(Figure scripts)
• • • •
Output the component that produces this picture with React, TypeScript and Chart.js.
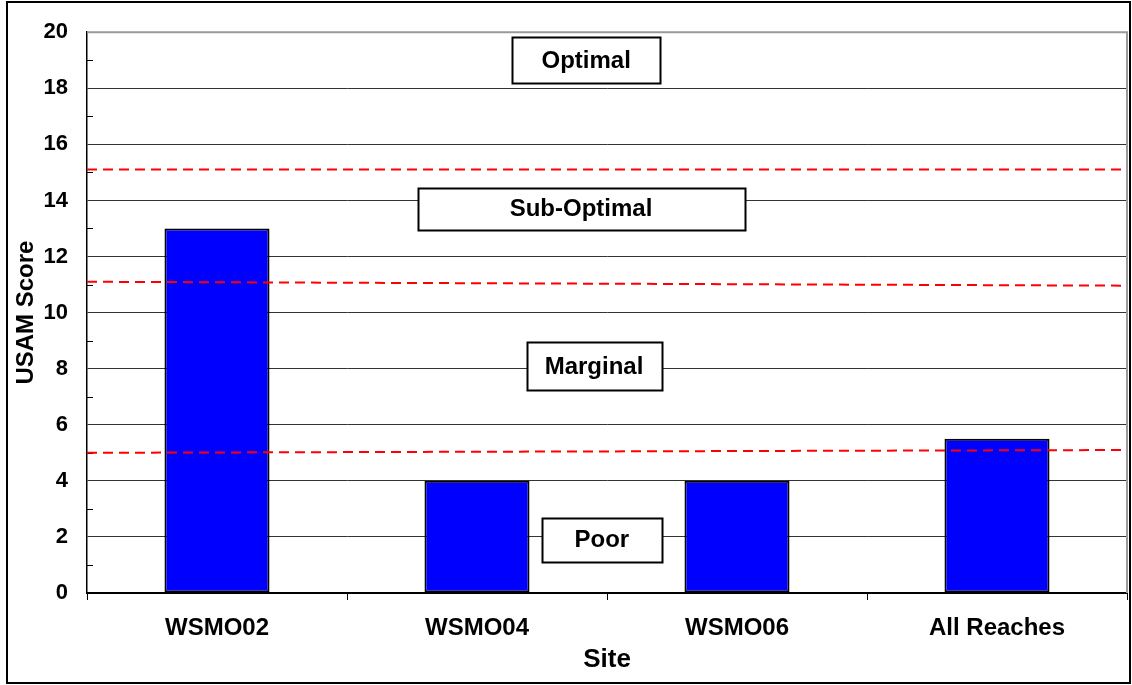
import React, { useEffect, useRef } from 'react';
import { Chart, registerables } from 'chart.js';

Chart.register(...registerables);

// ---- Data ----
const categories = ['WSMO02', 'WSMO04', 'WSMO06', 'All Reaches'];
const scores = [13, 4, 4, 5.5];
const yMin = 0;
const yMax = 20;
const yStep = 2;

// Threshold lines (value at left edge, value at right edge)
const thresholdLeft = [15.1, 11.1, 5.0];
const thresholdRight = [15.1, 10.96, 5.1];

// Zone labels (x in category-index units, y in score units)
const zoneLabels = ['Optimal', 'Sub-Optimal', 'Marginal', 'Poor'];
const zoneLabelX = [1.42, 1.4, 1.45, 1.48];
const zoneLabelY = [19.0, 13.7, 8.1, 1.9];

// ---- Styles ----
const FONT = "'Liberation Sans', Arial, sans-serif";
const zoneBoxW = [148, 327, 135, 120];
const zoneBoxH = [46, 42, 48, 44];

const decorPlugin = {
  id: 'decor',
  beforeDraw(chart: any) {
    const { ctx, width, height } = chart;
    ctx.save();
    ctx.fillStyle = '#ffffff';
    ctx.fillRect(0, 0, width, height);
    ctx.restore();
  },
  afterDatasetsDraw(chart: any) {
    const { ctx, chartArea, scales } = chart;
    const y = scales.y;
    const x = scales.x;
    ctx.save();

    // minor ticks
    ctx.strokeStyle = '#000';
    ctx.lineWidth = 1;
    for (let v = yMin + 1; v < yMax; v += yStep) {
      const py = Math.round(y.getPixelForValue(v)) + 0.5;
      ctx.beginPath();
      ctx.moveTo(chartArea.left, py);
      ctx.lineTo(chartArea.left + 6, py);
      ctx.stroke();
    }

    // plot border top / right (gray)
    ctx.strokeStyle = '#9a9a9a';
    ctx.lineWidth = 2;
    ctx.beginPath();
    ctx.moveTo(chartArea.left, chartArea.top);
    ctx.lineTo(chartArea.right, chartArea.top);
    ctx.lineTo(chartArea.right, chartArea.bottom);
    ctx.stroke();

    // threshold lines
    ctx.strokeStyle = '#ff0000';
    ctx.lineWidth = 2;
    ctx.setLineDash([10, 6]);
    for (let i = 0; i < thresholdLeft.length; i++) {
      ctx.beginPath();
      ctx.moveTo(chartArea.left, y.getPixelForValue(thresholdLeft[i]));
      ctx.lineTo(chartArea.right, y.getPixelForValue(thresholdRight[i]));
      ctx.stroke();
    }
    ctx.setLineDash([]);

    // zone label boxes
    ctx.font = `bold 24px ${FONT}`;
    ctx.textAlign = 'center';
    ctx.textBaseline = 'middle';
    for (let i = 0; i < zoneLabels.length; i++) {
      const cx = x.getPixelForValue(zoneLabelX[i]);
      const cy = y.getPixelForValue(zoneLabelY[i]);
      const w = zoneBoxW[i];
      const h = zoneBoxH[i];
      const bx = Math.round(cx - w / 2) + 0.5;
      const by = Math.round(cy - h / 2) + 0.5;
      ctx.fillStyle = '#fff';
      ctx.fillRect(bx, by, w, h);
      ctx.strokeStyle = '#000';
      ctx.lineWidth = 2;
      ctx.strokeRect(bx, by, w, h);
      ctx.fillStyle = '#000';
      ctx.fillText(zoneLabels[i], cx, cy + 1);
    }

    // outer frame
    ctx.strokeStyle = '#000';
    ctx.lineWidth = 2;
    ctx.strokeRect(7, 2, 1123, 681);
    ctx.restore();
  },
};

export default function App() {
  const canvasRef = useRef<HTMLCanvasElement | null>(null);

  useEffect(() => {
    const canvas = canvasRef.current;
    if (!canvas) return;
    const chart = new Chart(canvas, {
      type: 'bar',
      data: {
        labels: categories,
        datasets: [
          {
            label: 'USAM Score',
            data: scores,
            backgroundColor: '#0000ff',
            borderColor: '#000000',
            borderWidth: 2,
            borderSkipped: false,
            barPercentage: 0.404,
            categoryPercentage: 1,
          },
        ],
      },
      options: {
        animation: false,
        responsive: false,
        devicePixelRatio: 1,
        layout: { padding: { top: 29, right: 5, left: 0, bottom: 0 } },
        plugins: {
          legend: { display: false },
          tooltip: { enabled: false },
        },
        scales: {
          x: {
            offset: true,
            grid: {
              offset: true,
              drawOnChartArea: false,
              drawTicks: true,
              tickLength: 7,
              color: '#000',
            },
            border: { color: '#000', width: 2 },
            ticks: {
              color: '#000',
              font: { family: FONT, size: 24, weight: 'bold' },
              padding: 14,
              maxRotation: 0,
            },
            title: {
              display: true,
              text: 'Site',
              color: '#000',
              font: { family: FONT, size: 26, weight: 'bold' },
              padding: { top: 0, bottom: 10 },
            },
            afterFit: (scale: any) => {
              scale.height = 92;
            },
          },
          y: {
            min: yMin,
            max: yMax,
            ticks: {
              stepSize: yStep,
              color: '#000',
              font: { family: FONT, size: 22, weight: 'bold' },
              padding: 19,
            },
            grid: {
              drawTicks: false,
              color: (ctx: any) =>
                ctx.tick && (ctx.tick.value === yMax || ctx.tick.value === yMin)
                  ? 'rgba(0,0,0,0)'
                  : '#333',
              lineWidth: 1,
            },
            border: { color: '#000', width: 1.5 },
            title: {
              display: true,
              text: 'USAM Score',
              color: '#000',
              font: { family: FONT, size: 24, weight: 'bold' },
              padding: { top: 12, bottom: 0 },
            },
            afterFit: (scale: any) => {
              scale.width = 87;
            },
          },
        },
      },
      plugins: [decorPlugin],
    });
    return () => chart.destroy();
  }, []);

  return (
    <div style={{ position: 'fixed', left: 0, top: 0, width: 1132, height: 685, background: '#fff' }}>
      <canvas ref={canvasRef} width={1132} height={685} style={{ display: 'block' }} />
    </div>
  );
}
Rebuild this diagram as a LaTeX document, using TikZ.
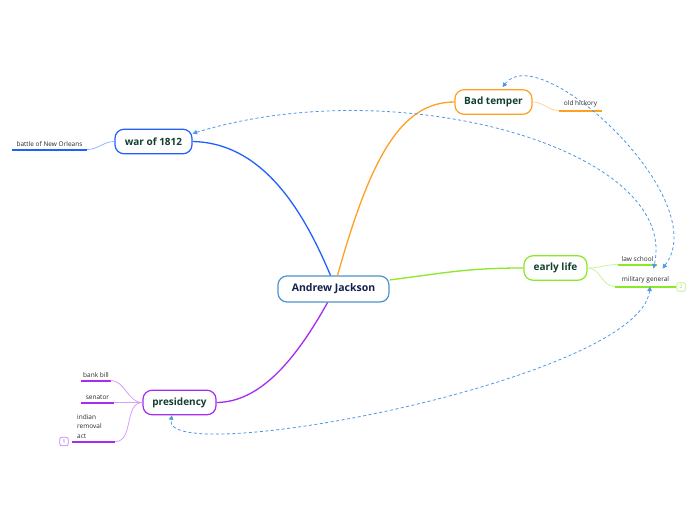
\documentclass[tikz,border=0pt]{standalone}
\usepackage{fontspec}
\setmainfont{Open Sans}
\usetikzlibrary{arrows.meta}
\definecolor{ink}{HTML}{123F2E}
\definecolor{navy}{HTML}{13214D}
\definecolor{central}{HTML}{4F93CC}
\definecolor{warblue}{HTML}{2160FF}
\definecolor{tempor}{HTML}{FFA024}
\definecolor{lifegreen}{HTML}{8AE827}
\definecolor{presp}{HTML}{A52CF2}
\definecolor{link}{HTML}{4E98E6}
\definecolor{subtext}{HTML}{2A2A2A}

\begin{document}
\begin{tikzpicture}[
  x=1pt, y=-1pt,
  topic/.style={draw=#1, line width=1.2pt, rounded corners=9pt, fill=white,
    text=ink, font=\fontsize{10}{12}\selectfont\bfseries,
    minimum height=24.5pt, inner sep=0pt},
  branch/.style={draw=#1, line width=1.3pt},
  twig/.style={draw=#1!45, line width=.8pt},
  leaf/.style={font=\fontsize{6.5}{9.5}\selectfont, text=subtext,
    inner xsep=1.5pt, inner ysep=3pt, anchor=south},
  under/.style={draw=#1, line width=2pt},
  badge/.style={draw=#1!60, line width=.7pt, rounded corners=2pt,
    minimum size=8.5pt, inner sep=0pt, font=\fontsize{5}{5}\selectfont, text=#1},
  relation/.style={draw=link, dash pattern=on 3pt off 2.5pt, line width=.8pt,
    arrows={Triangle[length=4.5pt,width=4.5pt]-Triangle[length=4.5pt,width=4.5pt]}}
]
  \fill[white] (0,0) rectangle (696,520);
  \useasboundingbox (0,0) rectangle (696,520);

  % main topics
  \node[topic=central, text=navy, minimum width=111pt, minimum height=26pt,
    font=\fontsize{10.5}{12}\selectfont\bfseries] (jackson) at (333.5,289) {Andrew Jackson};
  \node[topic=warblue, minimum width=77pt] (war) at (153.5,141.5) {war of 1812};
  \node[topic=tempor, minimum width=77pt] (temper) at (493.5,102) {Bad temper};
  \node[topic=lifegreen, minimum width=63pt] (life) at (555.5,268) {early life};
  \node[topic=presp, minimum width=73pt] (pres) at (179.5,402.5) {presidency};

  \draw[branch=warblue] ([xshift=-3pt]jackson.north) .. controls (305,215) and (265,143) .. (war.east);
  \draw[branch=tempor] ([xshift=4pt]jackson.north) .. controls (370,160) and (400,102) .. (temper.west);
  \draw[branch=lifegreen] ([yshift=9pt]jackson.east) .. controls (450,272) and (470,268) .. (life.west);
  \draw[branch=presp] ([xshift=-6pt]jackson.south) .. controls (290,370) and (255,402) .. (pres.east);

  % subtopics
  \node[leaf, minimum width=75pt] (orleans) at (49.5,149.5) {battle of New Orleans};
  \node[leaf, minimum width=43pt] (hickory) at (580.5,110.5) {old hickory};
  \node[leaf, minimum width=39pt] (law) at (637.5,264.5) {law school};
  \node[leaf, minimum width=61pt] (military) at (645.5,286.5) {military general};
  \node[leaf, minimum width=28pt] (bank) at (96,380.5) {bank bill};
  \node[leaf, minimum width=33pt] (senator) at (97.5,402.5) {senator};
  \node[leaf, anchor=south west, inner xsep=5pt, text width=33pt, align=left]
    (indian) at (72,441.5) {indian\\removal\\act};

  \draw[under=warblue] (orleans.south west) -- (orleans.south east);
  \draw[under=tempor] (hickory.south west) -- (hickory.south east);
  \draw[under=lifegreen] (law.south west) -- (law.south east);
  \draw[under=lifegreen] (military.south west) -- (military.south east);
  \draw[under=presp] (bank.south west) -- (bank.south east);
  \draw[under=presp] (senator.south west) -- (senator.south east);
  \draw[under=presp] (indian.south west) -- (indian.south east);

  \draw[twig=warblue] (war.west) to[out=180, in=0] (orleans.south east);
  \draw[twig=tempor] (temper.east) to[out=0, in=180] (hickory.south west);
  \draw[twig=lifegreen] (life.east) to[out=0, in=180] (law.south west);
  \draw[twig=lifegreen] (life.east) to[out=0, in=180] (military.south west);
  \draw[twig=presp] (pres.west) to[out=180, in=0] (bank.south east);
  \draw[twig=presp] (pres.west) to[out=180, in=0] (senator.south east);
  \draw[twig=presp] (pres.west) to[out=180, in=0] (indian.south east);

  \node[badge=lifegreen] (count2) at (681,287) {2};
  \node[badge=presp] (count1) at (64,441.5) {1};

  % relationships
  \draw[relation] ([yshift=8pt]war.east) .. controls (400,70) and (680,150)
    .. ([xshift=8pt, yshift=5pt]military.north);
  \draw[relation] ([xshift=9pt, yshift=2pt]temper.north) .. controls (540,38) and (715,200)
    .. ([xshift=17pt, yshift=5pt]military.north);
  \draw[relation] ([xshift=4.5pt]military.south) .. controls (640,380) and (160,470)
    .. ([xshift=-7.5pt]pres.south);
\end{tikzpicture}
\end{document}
• • • •
EXERCISE TASK:
Retype only the lines above from the one with "Rebuild this diagram" through the one with "minimum width=73pt] (pres)", exactly and with both ends. Images stay out.

ANSWER:
Rebuild this diagram as a LaTeX document, using TikZ.
\documentclass[tikz,border=0pt]{standalone}
\usepackage{fontspec}
\setmainfont{Open Sans}
\usetikzlibrary{arrows.meta}
\definecolor{ink}{HTML}{123F2E}
\definecolor{navy}{HTML}{13214D}
\definecolor{central}{HTML}{4F93CC}
\definecolor{warblue}{HTML}{2160FF}
\definecolor{tempor}{HTML}{FFA024}
\definecolor{lifegreen}{HTML}{8AE827}
\definecolor{presp}{HTML}{A52CF2}
\definecolor{link}{HTML}{4E98E6}
\definecolor{subtext}{HTML}{2A2A2A}

\begin{document}
\begin{tikzpicture}[
  x=1pt, y=-1pt,
  topic/.style={draw=#1, line width=1.2pt, rounded corners=9pt, fill=white,
    text=ink, font=\fontsize{10}{12}\selectfont\bfseries,
    minimum height=24.5pt, inner sep=0pt},
  branch/.style={draw=#1, line width=1.3pt},
  twig/.style={draw=#1!45, line width=.8pt},
  leaf/.style={font=\fontsize{6.5}{9.5}\selectfont, text=subtext,
    inner xsep=1.5pt, inner ysep=3pt, anchor=south},
  under/.style={draw=#1, line width=2pt},
  badge/.style={draw=#1!60, line width=.7pt, rounded corners=2pt,
    minimum size=8.5pt, inner sep=0pt, font=\fontsize{5}{5}\selectfont, text=#1},
  relation/.style={draw=link, dash pattern=on 3pt off 2.5pt, line width=.8pt,
    arrows={Triangle[length=4.5pt,width=4.5pt]-Triangle[length=4.5pt,width=4.5pt]}}
]
  \fill[white] (0,0) rectangle (696,520);
  \useasboundingbox (0,0) rectangle (696,520);

  % main topics
  \node[topic=central, text=navy, minimum width=111pt, minimum height=26pt,
    font=\fontsize{10.5}{12}\selectfont\bfseries] (jackson) at (333.5,289) {Andrew Jackson};
  \node[topic=warblue, minimum width=77pt] (war) at (153.5,141.5) {war of 1812};
  \node[topic=tempor, minimum width=77pt] (temper) at (493.5,102) {Bad temper};
  \node[topic=lifegreen, minimum width=63pt] (life) at (555.5,268) {early life};
  \node[topic=presp, minimum width=73pt] (pres) at (179.5,402.5) {presidency};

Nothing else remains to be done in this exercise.